Information supplied

##############################

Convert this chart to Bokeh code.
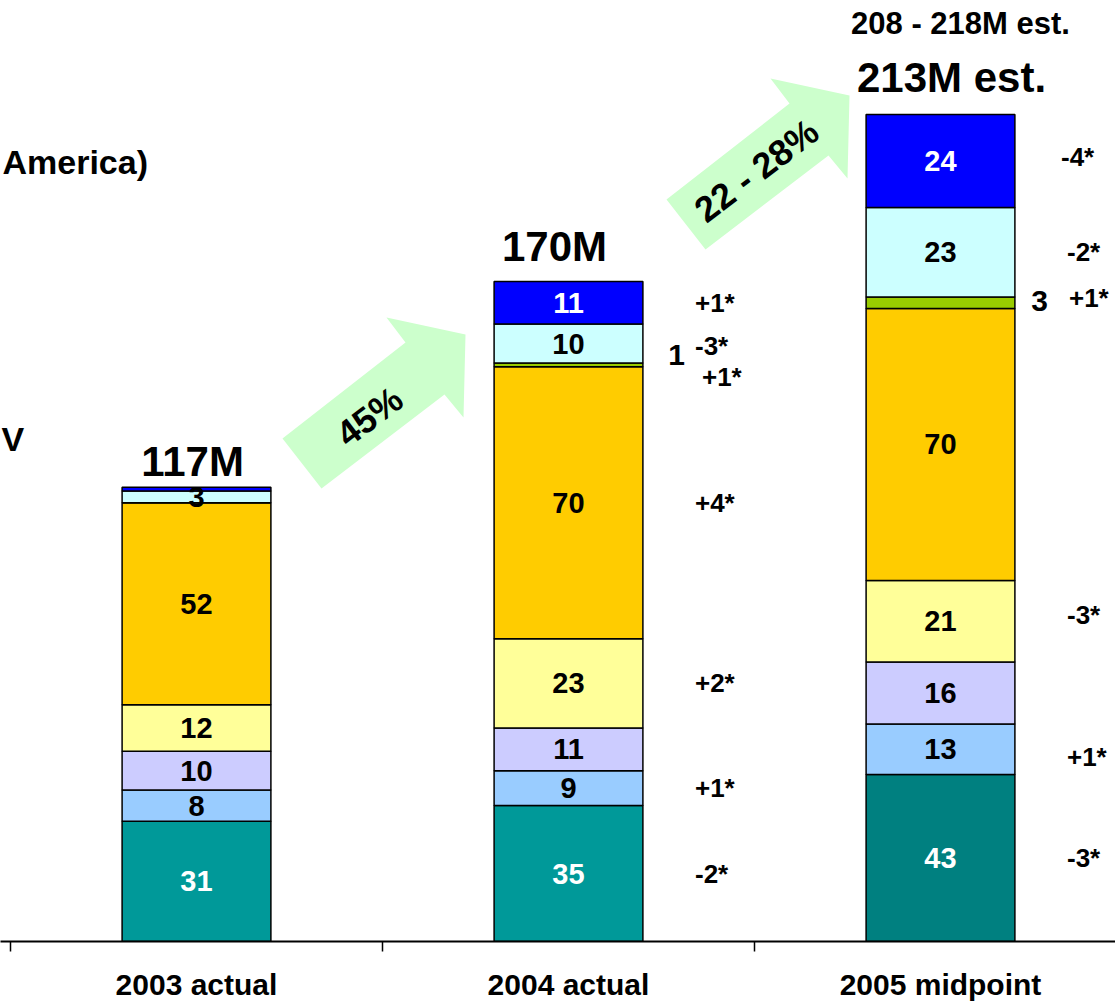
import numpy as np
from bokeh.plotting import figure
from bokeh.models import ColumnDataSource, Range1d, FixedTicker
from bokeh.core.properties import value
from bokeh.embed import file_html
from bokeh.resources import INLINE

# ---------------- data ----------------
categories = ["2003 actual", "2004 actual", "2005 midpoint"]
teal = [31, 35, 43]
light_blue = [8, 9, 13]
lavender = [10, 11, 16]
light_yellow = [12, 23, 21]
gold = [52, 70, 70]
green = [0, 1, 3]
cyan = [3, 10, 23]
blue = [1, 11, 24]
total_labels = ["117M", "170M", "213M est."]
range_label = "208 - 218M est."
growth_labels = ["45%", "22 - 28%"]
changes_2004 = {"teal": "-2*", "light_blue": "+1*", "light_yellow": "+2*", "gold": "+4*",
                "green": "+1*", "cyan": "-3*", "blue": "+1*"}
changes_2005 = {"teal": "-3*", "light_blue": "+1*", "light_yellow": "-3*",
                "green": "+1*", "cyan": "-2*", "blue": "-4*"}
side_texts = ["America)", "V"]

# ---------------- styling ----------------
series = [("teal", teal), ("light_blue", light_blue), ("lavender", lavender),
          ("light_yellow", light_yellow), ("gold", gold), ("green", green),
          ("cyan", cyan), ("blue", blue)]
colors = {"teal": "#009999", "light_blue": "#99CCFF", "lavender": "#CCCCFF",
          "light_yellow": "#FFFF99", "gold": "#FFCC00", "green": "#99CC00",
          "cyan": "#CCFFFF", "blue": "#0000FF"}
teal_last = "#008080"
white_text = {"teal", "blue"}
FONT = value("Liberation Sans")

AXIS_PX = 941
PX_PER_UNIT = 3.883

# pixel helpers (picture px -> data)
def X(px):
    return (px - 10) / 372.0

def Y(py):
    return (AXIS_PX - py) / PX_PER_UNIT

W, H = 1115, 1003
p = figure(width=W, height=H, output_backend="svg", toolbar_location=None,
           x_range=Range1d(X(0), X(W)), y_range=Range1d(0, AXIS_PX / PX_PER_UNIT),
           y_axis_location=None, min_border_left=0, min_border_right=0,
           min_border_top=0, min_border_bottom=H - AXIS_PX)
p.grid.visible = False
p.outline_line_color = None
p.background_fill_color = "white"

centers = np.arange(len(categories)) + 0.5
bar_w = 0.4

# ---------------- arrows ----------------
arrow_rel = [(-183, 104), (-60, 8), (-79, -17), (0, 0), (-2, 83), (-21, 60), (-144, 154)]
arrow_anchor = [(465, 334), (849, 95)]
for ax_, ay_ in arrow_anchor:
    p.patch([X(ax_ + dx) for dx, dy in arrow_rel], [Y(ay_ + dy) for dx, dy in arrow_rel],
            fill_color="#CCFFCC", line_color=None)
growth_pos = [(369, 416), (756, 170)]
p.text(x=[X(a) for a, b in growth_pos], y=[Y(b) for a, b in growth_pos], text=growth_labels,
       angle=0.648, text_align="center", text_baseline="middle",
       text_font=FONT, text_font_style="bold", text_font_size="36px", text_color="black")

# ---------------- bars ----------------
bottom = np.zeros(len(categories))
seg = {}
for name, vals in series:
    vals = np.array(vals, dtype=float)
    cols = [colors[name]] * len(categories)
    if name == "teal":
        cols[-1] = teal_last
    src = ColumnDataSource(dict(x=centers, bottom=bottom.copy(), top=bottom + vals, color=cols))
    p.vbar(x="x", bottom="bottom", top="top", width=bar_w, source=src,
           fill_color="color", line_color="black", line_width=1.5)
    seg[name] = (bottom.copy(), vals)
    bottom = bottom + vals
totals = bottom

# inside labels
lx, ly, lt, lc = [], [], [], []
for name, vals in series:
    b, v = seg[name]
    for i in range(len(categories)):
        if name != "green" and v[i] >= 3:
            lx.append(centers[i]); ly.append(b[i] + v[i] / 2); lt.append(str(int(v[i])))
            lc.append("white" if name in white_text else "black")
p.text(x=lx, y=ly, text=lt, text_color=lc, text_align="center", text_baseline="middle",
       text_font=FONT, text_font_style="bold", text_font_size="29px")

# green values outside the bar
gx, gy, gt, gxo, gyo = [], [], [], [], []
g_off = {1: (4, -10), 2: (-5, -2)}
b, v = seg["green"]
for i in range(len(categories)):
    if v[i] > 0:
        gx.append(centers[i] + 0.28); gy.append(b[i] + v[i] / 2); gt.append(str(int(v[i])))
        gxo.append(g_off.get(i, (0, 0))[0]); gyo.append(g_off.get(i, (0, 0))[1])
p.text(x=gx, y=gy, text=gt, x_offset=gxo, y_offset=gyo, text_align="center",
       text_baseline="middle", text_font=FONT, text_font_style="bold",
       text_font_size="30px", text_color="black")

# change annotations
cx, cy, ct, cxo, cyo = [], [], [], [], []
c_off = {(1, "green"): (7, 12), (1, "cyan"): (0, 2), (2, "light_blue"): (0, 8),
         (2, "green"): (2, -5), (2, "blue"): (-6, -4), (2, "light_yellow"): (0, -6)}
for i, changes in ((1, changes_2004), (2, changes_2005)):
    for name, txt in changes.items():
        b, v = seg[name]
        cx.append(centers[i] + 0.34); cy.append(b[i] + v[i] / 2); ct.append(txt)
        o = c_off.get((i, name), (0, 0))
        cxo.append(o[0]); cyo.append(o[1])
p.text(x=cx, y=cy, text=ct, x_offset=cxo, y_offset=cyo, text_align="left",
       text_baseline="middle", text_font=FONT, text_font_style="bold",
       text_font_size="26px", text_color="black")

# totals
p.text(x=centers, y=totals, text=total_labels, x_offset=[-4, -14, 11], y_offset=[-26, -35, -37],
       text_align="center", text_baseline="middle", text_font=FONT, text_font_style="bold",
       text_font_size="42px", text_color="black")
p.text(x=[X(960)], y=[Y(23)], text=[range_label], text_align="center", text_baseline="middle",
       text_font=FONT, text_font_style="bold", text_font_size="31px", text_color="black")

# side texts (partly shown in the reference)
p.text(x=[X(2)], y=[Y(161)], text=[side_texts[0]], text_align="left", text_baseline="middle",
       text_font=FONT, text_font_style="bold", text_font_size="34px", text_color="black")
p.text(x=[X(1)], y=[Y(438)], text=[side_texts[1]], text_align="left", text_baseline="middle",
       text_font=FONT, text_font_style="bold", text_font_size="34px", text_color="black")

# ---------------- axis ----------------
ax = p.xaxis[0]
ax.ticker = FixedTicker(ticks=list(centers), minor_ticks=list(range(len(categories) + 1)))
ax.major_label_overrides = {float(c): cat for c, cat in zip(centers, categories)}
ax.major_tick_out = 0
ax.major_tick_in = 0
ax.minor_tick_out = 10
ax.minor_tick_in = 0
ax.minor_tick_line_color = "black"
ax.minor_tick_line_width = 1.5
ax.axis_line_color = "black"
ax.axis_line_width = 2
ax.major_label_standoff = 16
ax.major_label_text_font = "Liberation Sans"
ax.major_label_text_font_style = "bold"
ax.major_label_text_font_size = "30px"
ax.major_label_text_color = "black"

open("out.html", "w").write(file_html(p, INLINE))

##############################

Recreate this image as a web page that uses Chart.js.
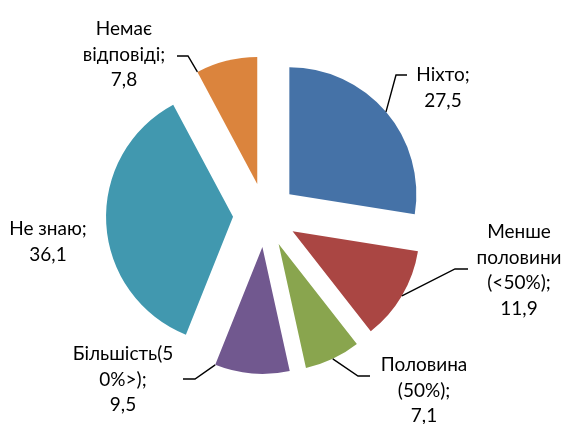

##############################

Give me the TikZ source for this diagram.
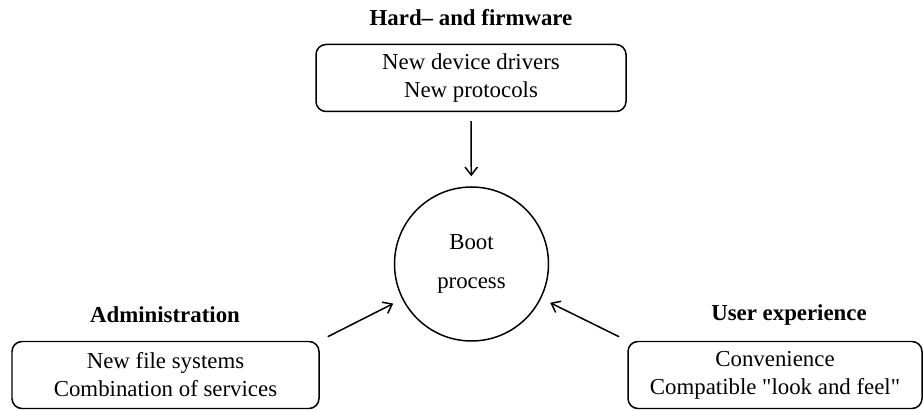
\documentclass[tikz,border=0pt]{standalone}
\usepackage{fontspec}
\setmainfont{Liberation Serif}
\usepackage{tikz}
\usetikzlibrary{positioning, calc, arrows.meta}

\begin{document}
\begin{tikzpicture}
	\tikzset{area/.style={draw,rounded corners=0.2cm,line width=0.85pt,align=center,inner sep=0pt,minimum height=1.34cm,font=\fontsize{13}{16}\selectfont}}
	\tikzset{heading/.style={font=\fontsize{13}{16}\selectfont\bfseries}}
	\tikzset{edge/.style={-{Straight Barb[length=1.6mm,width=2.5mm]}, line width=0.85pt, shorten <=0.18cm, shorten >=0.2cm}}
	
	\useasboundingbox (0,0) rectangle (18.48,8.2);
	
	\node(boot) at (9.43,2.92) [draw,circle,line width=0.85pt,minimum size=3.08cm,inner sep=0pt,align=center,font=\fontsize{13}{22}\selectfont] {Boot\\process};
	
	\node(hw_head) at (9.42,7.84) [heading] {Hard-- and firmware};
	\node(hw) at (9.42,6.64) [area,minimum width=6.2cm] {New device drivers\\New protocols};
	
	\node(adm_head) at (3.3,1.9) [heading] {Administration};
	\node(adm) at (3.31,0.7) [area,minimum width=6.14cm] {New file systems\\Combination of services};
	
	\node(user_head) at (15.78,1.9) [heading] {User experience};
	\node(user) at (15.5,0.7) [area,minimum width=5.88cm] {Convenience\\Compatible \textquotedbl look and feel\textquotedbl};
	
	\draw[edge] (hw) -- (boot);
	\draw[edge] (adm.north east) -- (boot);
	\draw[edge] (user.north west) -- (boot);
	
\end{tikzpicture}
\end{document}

##############################

Give only the lines from the one with "Give me the TikZ source for this diagram." to the one with "at (9.42,6.64) [area,minimum", both included, again and exactly; leave the images out.

Give me the TikZ source for this diagram.
\documentclass[tikz,border=0pt]{standalone}
\usepackage{fontspec}
\setmainfont{Liberation Serif}
\usepackage{tikz}
\usetikzlibrary{positioning, calc, arrows.meta}

\begin{document}
\begin{tikzpicture}
	\tikzset{area/.style={draw,rounded corners=0.2cm,line width=0.85pt,align=center,inner sep=0pt,minimum height=1.34cm,font=\fontsize{13}{16}\selectfont}}
	\tikzset{heading/.style={font=\fontsize{13}{16}\selectfont\bfseries}}
	\tikzset{edge/.style={-{Straight Barb[length=1.6mm,width=2.5mm]}, line width=0.85pt, shorten <=0.18cm, shorten >=0.2cm}}
	
	\useasboundingbox (0,0) rectangle (18.48,8.2);
	
	\node(boot) at (9.43,2.92) [draw,circle,line width=0.85pt,minimum size=3.08cm,inner sep=0pt,align=center,font=\fontsize{13}{22}\selectfont] {Boot\\process};
	
	\node(hw_head) at (9.42,7.84) [heading] {Hard-- and firmware};
	\node(hw) at (9.42,6.64) [area,minimum width=6.2cm] {New device drivers\\New protocols};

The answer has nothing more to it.